-------- Stored rows --------
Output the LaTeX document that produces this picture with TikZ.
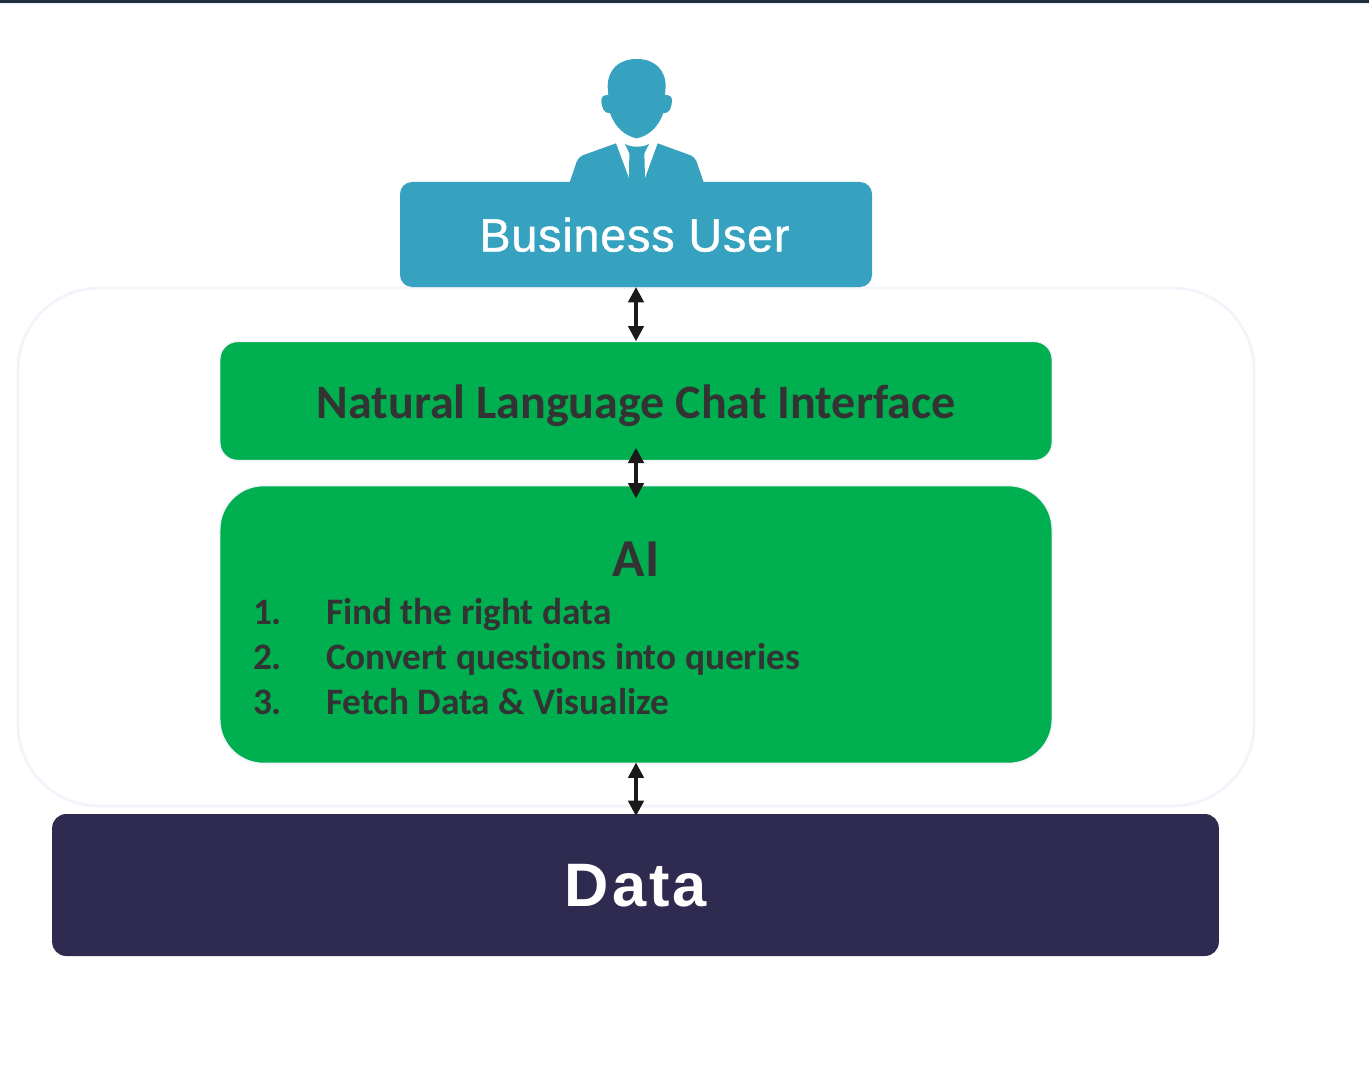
\documentclass[tikz,border=0pt]{standalone}
\usepackage{fontspec}
\usetikzlibrary{arrows.meta}
\setmainfont[Ligatures=NoCommon]{Carlito}
\newfontfamily\userfont[LetterSpace=1.8,FakeBold=0.9]{Liberation Sans}
\newfontfamily\datafont[LetterSpace=5]{Liberation Sans Bold}
\definecolor{teal}{HTML}{36A2BF}
\definecolor{grn}{HTML}{00B050}
\definecolor{navy}{HTML}{2F2B50}
\definecolor{ink}{HTML}{333333}
\definecolor{pale}{HTML}{F3F3FB}
\definecolor{barc}{HTML}{1F2D3D}
\definecolor{arr}{HTML}{1A1A1A}
\tikzset{
  box/.style={inner sep=0pt,outer sep=0pt},
  greenbox/.style={box,fill=grn,draw=pale,line width=1.2pt},
  lbl/.style={inner sep=0pt,outer sep=0pt,font=\bfseries\fontsize{28}{32}\selectfont,text=ink,anchor=base west},
  twoway/.style={{Triangle[length=11.5pt,width=11.5pt]}-{Triangle[length=11.5pt,width=11.5pt]},line width=2.6pt,draw=arr},
}
\begin{document}
\begin{tikzpicture}[x=0.75pt,y=-0.75pt]
\useasboundingbox (0,0) rectangle (1369,1073);
\fill[white] (0,0) rectangle (1369,1073);
\fill[pale] (0,3) rectangle (1369,5);
\fill[barc] (0,0) rectangle (1369,3);
% container
\node[box,draw=pale,line width=2pt,rounded corners=61pt,minimum width=927pt,minimum height=388.5pt] (outer) at (636,547) {};
% person
\begin{scope}[shift={(540,40)},x=0.25pt,y=-0.25pt]
\fill[teal] (290,57) .. controls (235,57) and (203,90) .. (203,140) -- (205,165)
  .. controls (190,165) and (184,170) .. (184,182)
  .. controls (186,205) and (192,222) .. (210,219)
  .. controls (225,262) and (255,288) .. (290,295)
  .. controls (325,288) and (355,262) .. (370,219)
  .. controls (388,222) and (394,205) .. (396,182)
  .. controls (396,170) and (390,165) .. (375,165)
  -- (377,140) .. controls (377,90) and (345,57) .. (290,57) -- cycle;
\fill[teal] (88,430) -- (110,365) .. controls (114,355) and (120,350) .. (128,346)
  -- (228,310) -- (267,415) -- (268,340) -- (255,312)
  .. controls (275,323) and (307,323) .. (327,312)
  -- (313,340) -- (315,415) -- (353,310) -- (452,346)
  .. controls (460,350) and (466,355) .. (470,365) -- (492,430) -- cycle;
\end{scope}
% boxes
\node[box,fill=teal,rounded corners=9pt,minimum width=354pt,minimum height=78.75pt] (user) at (636,234.5) {};
\node[inner sep=0pt,font=\userfont\fontsize{35}{40}\selectfont,text=white,anchor=base] (usert) at (634.5,251.5) {Business User};
\node[greenbox,rounded corners=13.5pt,minimum width=624.5pt,minimum height=89.5pt] (chat) at (636,401) {};
\node[inner sep=0pt,font=\bfseries\fontsize{36}{40}\selectfont,text=ink,anchor=base] (chatt) at (636,418) {Natural Language Chat Interface};
\node[greenbox,rounded corners=33pt,minimum width=624.5pt,minimum height=208.5pt] (ai) at (636,624.5) {};
\node[inner sep=0pt,font=\bfseries\fontsize{40}{44}\selectfont,text=ink,anchor=base] (ait) at (636,576) {AI};
\node[lbl] (n1) at (253,624.5) {1.};
\node[lbl] (t1) at (326,624.5) {Find the right data};
\node[lbl] (n2) at (253,669.5) {2.};
\node[lbl] (t2) at (326,669.5) {Convert questions into queries};
\node[lbl] (n3) at (253,714.5) {3.};
\node[lbl] (t3) at (326,714.5) {Fetch Data \& Visualize};
\node[box,fill=navy,rounded corners=10.5pt,minimum width=875pt,minimum height=106.5pt] (data) at (635.5,885) {};
\node[inner sep=0pt,font=\datafont\fontsize{46}{50}\selectfont,text=white,anchor=base] (datat) at (636,906.5) {Data};
% arrows
\draw[twoway] (user.south) -- (chat.north);
\draw[twoway,shorten <=-9.75pt,shorten >=-9.75pt] (chat.south) -- (ai.north);
\draw[twoway,shorten <=-0.75pt,shorten >=-1.5pt] (ai.south) -- (ai.south |- data.north);
\end{tikzpicture}
\end{document}
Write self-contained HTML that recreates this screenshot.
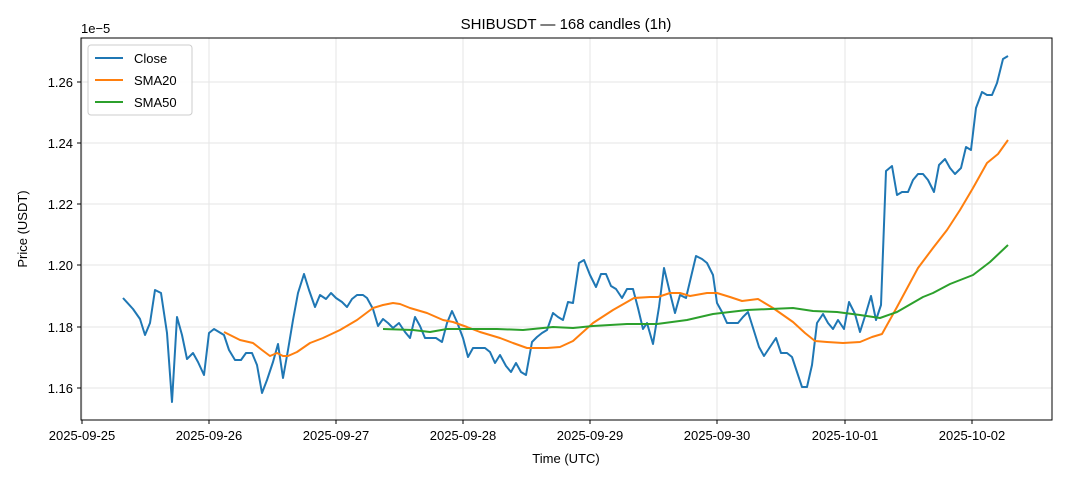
--------
### Written problem:
Without including any pictures, output all the entries above exactly.

### Correct answer:
Output the LaTeX document that produces this picture with TikZ.
\documentclass[tikz,border=0pt]{standalone}
\usepackage{fontspec}
\usetikzlibrary{arrows.meta}
\setmainfont[Ligatures=NoCommon]{Carlito}
\newfontfamily\userfont[LetterSpace=1.8,FakeBold=0.9]{Liberation Sans}
\newfontfamily\datafont[LetterSpace=5]{Liberation Sans Bold}
\definecolor{teal}{HTML}{36A2BF}
\definecolor{grn}{HTML}{00B050}
\definecolor{navy}{HTML}{2F2B50}
\definecolor{ink}{HTML}{333333}
\definecolor{pale}{HTML}{F3F3FB}
\definecolor{barc}{HTML}{1F2D3D}
\definecolor{arr}{HTML}{1A1A1A}
\tikzset{
  box/.style={inner sep=0pt,outer sep=0pt},
  greenbox/.style={box,fill=grn,draw=pale,line width=1.2pt},
  lbl/.style={inner sep=0pt,outer sep=0pt,font=\bfseries\fontsize{28}{32}\selectfont,text=ink,anchor=base west},
  twoway/.style={{Triangle[length=11.5pt,width=11.5pt]}-{Triangle[length=11.5pt,width=11.5pt]},line width=2.6pt,draw=arr},
}
\begin{document}
\begin{tikzpicture}[x=0.75pt,y=-0.75pt]
\useasboundingbox (0,0) rectangle (1369,1073);
\fill[white] (0,0) rectangle (1369,1073);
\fill[pale] (0,3) rectangle (1369,5);
\fill[barc] (0,0) rectangle (1369,3);
% container
\node[box,draw=pale,line width=2pt,rounded corners=61pt,minimum width=927pt,minimum height=388.5pt] (outer) at (636,547) {};
% person
\begin{scope}[shift={(540,40)},x=0.25pt,y=-0.25pt]
\fill[teal] (290,57) .. controls (235,57) and (203,90) .. (203,140) -- (205,165)
  .. controls (190,165) and (184,170) .. (184,182)
  .. controls (186,205) and (192,222) .. (210,219)
  .. controls (225,262) and (255,288) .. (290,295)
  .. controls (325,288) and (355,262) .. (370,219)
  .. controls (388,222) and (394,205) .. (396,182)
  .. controls (396,170) and (390,165) .. (375,165)
  -- (377,140) .. controls (377,90) and (345,57) .. (290,57) -- cycle;
\fill[teal] (88,430) -- (110,365) .. controls (114,355) and (120,350) .. (128,346)
  -- (228,310) -- (267,415) -- (268,340) -- (255,312)
  .. controls (275,323) and (307,323) .. (327,312)
  -- (313,340) -- (315,415) -- (353,310) -- (452,346)
  .. controls (460,350) and (466,355) .. (470,365) -- (492,430) -- cycle;
\end{scope}
% boxes
\node[box,fill=teal,rounded corners=9pt,minimum width=354pt,minimum height=78.75pt] (user) at (636,234.5) {};
\node[inner sep=0pt,font=\userfont\fontsize{35}{40}\selectfont,text=white,anchor=base] (usert) at (634.5,251.5) {Business User};
\node[greenbox,rounded corners=13.5pt,minimum width=624.5pt,minimum height=89.5pt] (chat) at (636,401) {};
\node[inner sep=0pt,font=\bfseries\fontsize{36}{40}\selectfont,text=ink,anchor=base] (chatt) at (636,418) {Natural Language Chat Interface};
\node[greenbox,rounded corners=33pt,minimum width=624.5pt,minimum height=208.5pt] (ai) at (636,624.5) {};
\node[inner sep=0pt,font=\bfseries\fontsize{40}{44}\selectfont,text=ink,anchor=base] (ait) at (636,576) {AI};
\node[lbl] (n1) at (253,624.5) {1.};
\node[lbl] (t1) at (326,624.5) {Find the right data};
\node[lbl] (n2) at (253,669.5) {2.};
\node[lbl] (t2) at (326,669.5) {Convert questions into queries};
\node[lbl] (n3) at (253,714.5) {3.};
\node[lbl] (t3) at (326,714.5) {Fetch Data \& Visualize};
\node[box,fill=navy,rounded corners=10.5pt,minimum width=875pt,minimum height=106.5pt] (data) at (635.5,885) {};
\node[inner sep=0pt,font=\datafont\fontsize{46}{50}\selectfont,text=white,anchor=base] (datat) at (636,906.5) {Data};
% arrows
\draw[twoway] (user.south) -- (chat.north);
\draw[twoway,shorten <=-9.75pt,shorten >=-9.75pt] (chat.south) -- (ai.north);
\draw[twoway,shorten <=-0.75pt,shorten >=-1.5pt] (ai.south) -- (ai.south |- data.north);
\end{tikzpicture}
\end{document}
Write self-contained HTML that recreates this screenshot.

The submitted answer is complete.